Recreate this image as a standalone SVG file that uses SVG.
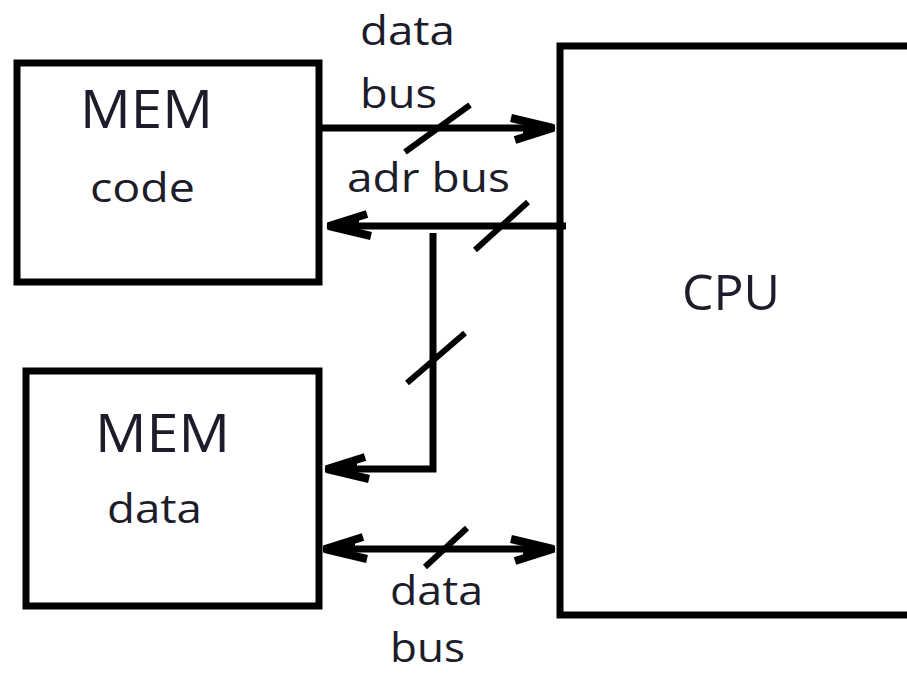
<svg xmlns="http://www.w3.org/2000/svg" width="907" height="676" viewBox="0 0 907 676">
<style>
.box{fill:#fff;stroke:#000;stroke-width:7}
.wire{fill:none;stroke:#000;stroke-width:7}
.slash{stroke:#000;stroke-width:6;stroke-linecap:butt}
text{font-family:"Open Sans","Liberation Sans",sans-serif;fill:#1c1c2a}
.big{font-size:53px}
.lbl{font-size:40px}
</style>
<defs>
<marker id="arr" viewBox="-50 -16 54 32" markerWidth="54" markerHeight="32" refX="0" refY="0" markerUnits="userSpaceOnUse" orient="auto-start-reverse">
<path d="M-2,0 L-44,-10 M-2,0 L-40,12" stroke="#000" stroke-width="8" fill="none"/>
<polygon points="1,0 -32,-9 -32,9" fill="#000"/>
</marker>
</defs>
<rect width="907" height="676" fill="#fff"/>
<g id="mem-code">
<rect class="box" x="17" y="63" width="302" height="219"/>
<text class="big" x="80" y="128" textLength="133" lengthAdjust="spacingAndGlyphs">MEM</text>
<text class="lbl" x="90" y="202" textLength="105" lengthAdjust="spacingAndGlyphs">code</text>
</g>
<g id="mem-data">
<rect class="box" x="26" y="371" width="293" height="235"/>
<text class="big" x="95" y="452" textLength="135" lengthAdjust="spacingAndGlyphs">MEM</text>
<text class="lbl" x="107" y="523" textLength="95" lengthAdjust="spacingAndGlyphs">data</text>
</g>
<g id="cpu">
<rect class="box" x="560" y="46" width="400" height="569"/>
<text x="682" y="310" style="font-size:49px" textLength="98" lengthAdjust="spacingAndGlyphs">CPU</text>
</g>
<g id="connectors">
<path class="wire" d="M319,128 H555" marker-end="url(#arr)"/>
<path class="wire" d="M566,226 H327" marker-end="url(#arr)"/>
<path class="wire" d="M433,233 V469 H325" marker-end="url(#arr)"/>
<path class="wire" d="M323,549 H555" marker-start="url(#arr)" marker-end="url(#arr)"/>
<line class="slash" x1="405" y1="152" x2="470" y2="105"/>
<line class="slash" x1="475" y1="250" x2="528" y2="202"/>
<line class="slash" x1="407" y1="383" x2="465" y2="333"/>
<line class="slash" x1="425" y1="567" x2="467" y2="528"/>
</g>
<g id="labels">
<text class="lbl" x="360" y="45" textLength="95" lengthAdjust="spacingAndGlyphs">data</text>
<text class="lbl" x="360" y="108" textLength="77" lengthAdjust="spacingAndGlyphs">bus</text>
<text class="lbl" x="347" y="192" textLength="163" lengthAdjust="spacingAndGlyphs">adr bus</text>
<text class="lbl" x="390" y="605" textLength="93" lengthAdjust="spacingAndGlyphs">data</text>
<text class="lbl" x="390" y="662" textLength="75" lengthAdjust="spacingAndGlyphs">bus</text>
</g>
</svg>
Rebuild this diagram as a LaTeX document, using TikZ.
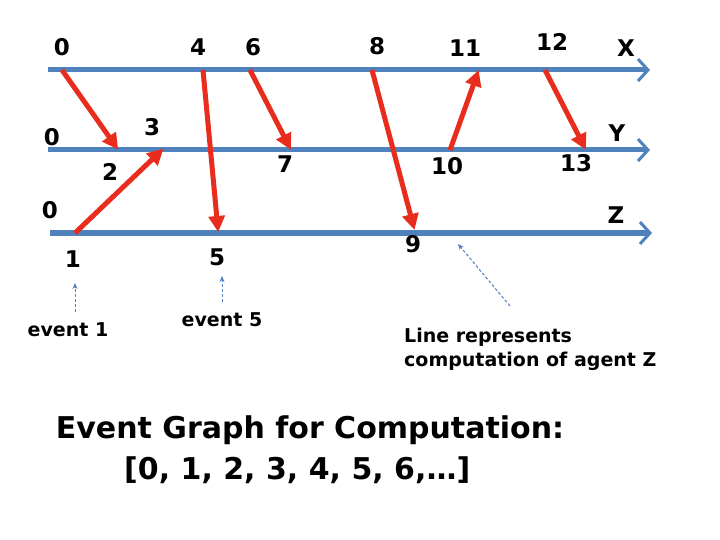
\documentclass[tikz,border=0pt]{standalone}
\usepackage{fontspec}
\setmainfont{DejaVu Sans}
\usetikzlibrary{arrows.meta}
\definecolor{lineblue}{RGB}{79,129,189}
\definecolor{msgred}{RGB}{232,45,30}
\begin{document}
\begin{tikzpicture}[
    x=1pt, y=-1pt,
    agent/.style={draw=lineblue, line width=5pt, -{Straight Barb[length=10pt,width=22pt,line width=3pt]}},
    msg/.style={draw=msgred, line width=5pt, -{Triangle[length=16pt,width=16pt]}, shorten >=-2pt},
    num/.style={font=\bfseries\fontsize{23}{26}\selectfont, inner sep=0pt},
    note/.style={font=\bfseries\fontsize{19}{24}\selectfont, inner sep=0pt, align=left},
    hint/.style={draw=lineblue, densely dashed, line width=1pt, -{Stealth[length=6pt,width=5pt]}}
  ]
  \useasboundingbox (0,0) rectangle (720,540);
  % agent lines
  \coordinate (X0) at (48,70);  \coordinate (X1) at (650,70);
  \coordinate (Y0) at (48,150); \coordinate (Y1) at (650,150);
  \coordinate (Z0) at (50,233); \coordinate (Z1) at (652,233);
  \draw[agent] (X0) -- (X1);
  \draw[agent] (Y0) -- (Y1);
  \draw[agent] (Z0) -- (Z1);
  % events
  \coordinate (e0) at (62,70);   \coordinate (e2) at (117,148);
  \coordinate (e1) at (75,233);  \coordinate (e3) at (162,150);
  \coordinate (e4) at (203,70);  \coordinate (e5) at (218,230);
  \coordinate (e6) at (250,70);  \coordinate (e7) at (290,148);
  \coordinate (e8) at (372,70);  \coordinate (e9) at (414,228);
  \coordinate (e10) at (450,150); \coordinate (e11) at (478,72);
  \coordinate (e12) at (545,70); \coordinate (e13) at (585,148);
  \draw[msg] (e0) -- (e2);
  \draw[msg] (e1) -- (e3);
  \draw[msg] (e4) -- (e5);
  \draw[msg] (e6) -- (e7);
  \draw[msg] (e8) -- (e9);
  \draw[msg] (e10) -- (e11);
  \draw[msg] (e12) -- (e13);
  % labels
  \node[num] (lx0) at (62,47) {0};
  \node[num] (l4) at (198,47) {4};
  \node[num] (l6) at (253,47) {6};
  \node[num] (l8) at (377,46) {8};
  \node[num] (l11) at (465,48) {11};
  \node[num] (l12) at (552,42) {12};
  \node[num] (lX) at (626,48) {X};
  \node[num] (ly0) at (52,137) {0};
  \node[num] (l3) at (152,127) {3};
  \node[num] (l2) at (110,172) {2};
  \node[num] (l7) at (285,164) {7};
  \node[num] (l10) at (447,166) {10};
  \node[num] (l13) at (576,163) {13};
  \node[num] (lY) at (617,133) {Y};
  \node[num] (lz0) at (50,210) {0};
  \node[num] (lZ) at (616,215) {Z};
  \node[num] (l1) at (73,259) {1};
  \node[num] (l5) at (217,257) {5};
  \node[num] (l9) at (413,244) {9};
  % notes
  \node[note] (n1) at (68,330) {event 1};
  \node[note] (n5) at (222,320) {event 5};
  \node[note, anchor=west] (nz) at (404,349) {Line represents\\computation of agent Z};
  \coordinate (h1) at (75,312);
  \coordinate (h5) at (222,302);
  \coordinate (hz) at (510,306);
  \draw[hint] (h1) -- (75,283);
  \draw[hint] (h5) -- (222,276);
  \draw[hint] (hz) -- (458,244);
  % title
  \node[font=\bfseries\fontsize{30}{36}\selectfont, inner sep=0pt] (title) at (310,430) {Event Graph for Computation:};
  \node[font=\bfseries\fontsize{30}{36}\selectfont, inner sep=0pt, anchor=west] (seq) at (124,470) {[0, 1, 2, 3, 4, 5, 6,…]};
\end{tikzpicture}
\end{document}
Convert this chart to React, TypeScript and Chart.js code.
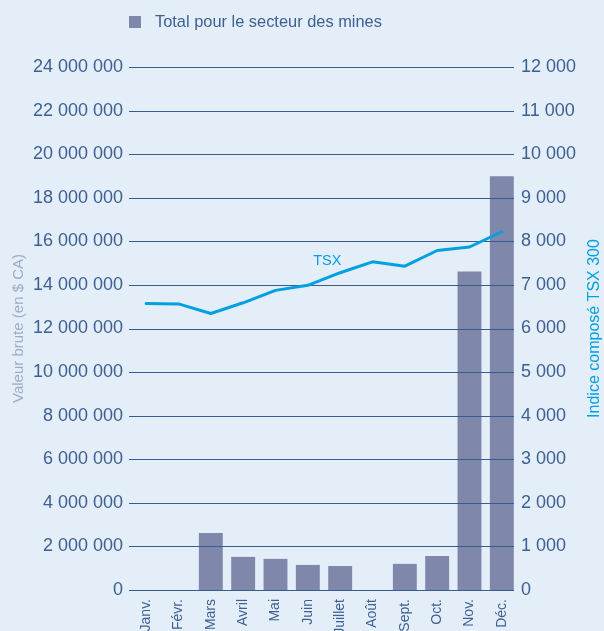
import React, { useEffect, useRef } from "react";
import { Chart, registerables } from "chart.js";

Chart.register(...registerables);

const months = ["Janv.", "Févr.", "Mars", "Avril", "Mai", "Juin", "Juillet", "Août", "Sept.", "Oct.", "Nov.", "Déc."];
const miningTotal = [0, 0, 2620000, 1520000, 1430000, 1150000, 1100000, 0, 1200000, 1560000, 14620000, 18990000];
const tsxIndex = [6575, 6565, 6345, 6590, 6875, 6990, 7280, 7530, 7430, 7790, 7870, 8220];
const barLabel = "Total pour le secteur des mines";
const lineLabel = "TSX";
const leftTitle = "Valeur brute (en $ CA)";
const rightTitle = "Indice composé TSX 300";
const leftMax = 24000000;
const leftStep = 2000000;
const rightMax = 12000;
const rightStep = 1000;
const tsxLabelIndex = 5.6;
const tsxLabelValue = 7540;

const BG = "#e4eef9";
const TEXT = "#3d5f92";
const GRID = "#3b5b8e";
const BAR = "#7f88ab";
const CYAN = "#00a0e1";
const LEFT_TITLE = "#9eabc8";
const FONT = "'Liberation Sans', Arial, Helvetica, sans-serif";

const fmt = (v: number) => String(Math.round(v)).replace(/\B(?=(\d{3})+(?!\d))/g, " ");

const overlayPlugin = {
  id: "overlay",
  afterDatasetDraw(chart: any, args: any) {
    if (args.index !== 0) return;
    const { ctx, chartArea } = chart;
    const y = chart.scales.y;
    ctx.save();
    ctx.strokeStyle = GRID;
    ctx.lineWidth = 1;
    y.ticks.forEach((t: any) => {
      const py = Math.round(y.getPixelForValue(t.value)) + 0.5;
      ctx.beginPath();
      ctx.moveTo(chartArea.left - 1, py);
      ctx.lineTo(chartArea.right - 4, py);
      ctx.stroke();
    });
    ctx.restore();
  },
  afterDraw(chart: any) {
    const { ctx, chartArea } = chart;
    const x = chart.scales.x;
    const y1 = chart.scales.y1;
    ctx.save();
    // legend
    ctx.fillStyle = BAR;
    ctx.fillRect(129, 16, 12, 12);
    ctx.fillStyle = TEXT;
    ctx.font = `16.4px ${FONT}`;
    ctx.textAlign = "left";
    ctx.textBaseline = "middle";
    ctx.fillText(barLabel, 155, 22);
    // TSX label
    ctx.fillStyle = CYAN;
    ctx.font = `14.5px ${FONT}`;
    ctx.textAlign = "center";
    ctx.fillText(lineLabel, x.getPixelForValue(tsxLabelIndex), y1.getPixelForValue(tsxLabelValue));
    // right axis title
    ctx.translate(595, (chartArea.top + chartArea.bottom) / 2);
    ctx.rotate(-Math.PI / 2);
    ctx.font = `16px ${FONT}`;
    ctx.fillStyle = CYAN;
    ctx.textAlign = "center";
    ctx.textBaseline = "middle";
    ctx.fillText(rightTitle, 0, 0);
    ctx.restore();
  },
};

export default function App() {
  const ref = useRef<HTMLCanvasElement>(null);
  useEffect(() => {
    if (!ref.current) return;
    const chart = new Chart(ref.current, {
      type: "bar",
      data: {
        labels: months,
        datasets: [
          {
            type: "bar",
            label: barLabel,
            data: miningTotal,
            backgroundColor: BAR,
            yAxisID: "y",
            order: 1,
            categoryPercentage: 1,
            barPercentage: 0.74,
          },
          {
            type: "line",
            label: lineLabel,
            data: tsxIndex,
            borderColor: CYAN,
            borderWidth: 3,
            pointRadius: 0,
            tension: 0,
            yAxisID: "y1",
            order: 0,
            borderCapStyle: "round",
            borderJoinStyle: "round",
          } as any,
        ],
      },
      options: {
        responsive: false,
        animation: false,
        devicePixelRatio: 1,
        layout: { padding: { top: 67, left: 0, right: 0, bottom: 0 } },
        plugins: {
          legend: { display: false },
          tooltip: { enabled: false },
        },
        scales: {
          x: {
            grid: { display: false, drawTicks: false },
            border: { display: false },
            ticks: {
              color: TEXT,
              font: { size: 14, family: FONT },
              maxRotation: 90,
              minRotation: 90,
              padding: 9,
              autoSkip: false,
            },
            afterFit: (s: any) => {
              s.height = 60;
            },
          },
          y: {
            position: "left",
            min: 0,
            max: leftMax,
            grid: { display: false, drawTicks: false },
            border: { display: false },
            ticks: {
              stepSize: leftStep,
              color: TEXT,
              font: { size: 18, family: FONT },
              padding: 7,
              callback: (v: any) => fmt(Number(v)),
            },
            title: {
              display: true,
              text: leftTitle,
              color: LEFT_TITLE,
              font: { size: 15, family: FONT },
              padding: { top: 10, bottom: 0 },
            },
            afterFit: (s: any) => {
              s.width = 130;
            },
          },
          y1: {
            position: "right",
            min: 0,
            max: rightMax,
            grid: { display: false, drawTicks: false },
            border: { display: false },
            ticks: {
              stepSize: rightStep,
              color: TEXT,
              font: { size: 18, family: FONT },
              padding: 3,
              callback: (v: any) => fmt(Number(v)),
            },
            afterFit: (s: any) => {
              s.width = 86;
            },
          },
        },
      } as any,
      plugins: [overlayPlugin],
    });
    return () => chart.destroy();
  }, []);
  return (
    <div style={{ position: "fixed", left: 0, top: 0, width: 604, height: 650, background: BG }}>
      <canvas ref={ref} width={604} height={650} style={{ width: 604, height: 650, display: "block" }} />
    </div>
  );
}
======
Only the stretch from the line with "Convert this chart" through the line with "Chart.register(...registerables);" should be copied, exactly and with both ends. Drop the pictures.

> _Result for this exercise_:
Convert this chart to React, TypeScript and Chart.js code.
import React, { useEffect, useRef } from "react";
import { Chart, registerables } from "chart.js";

Chart.register(...registerables);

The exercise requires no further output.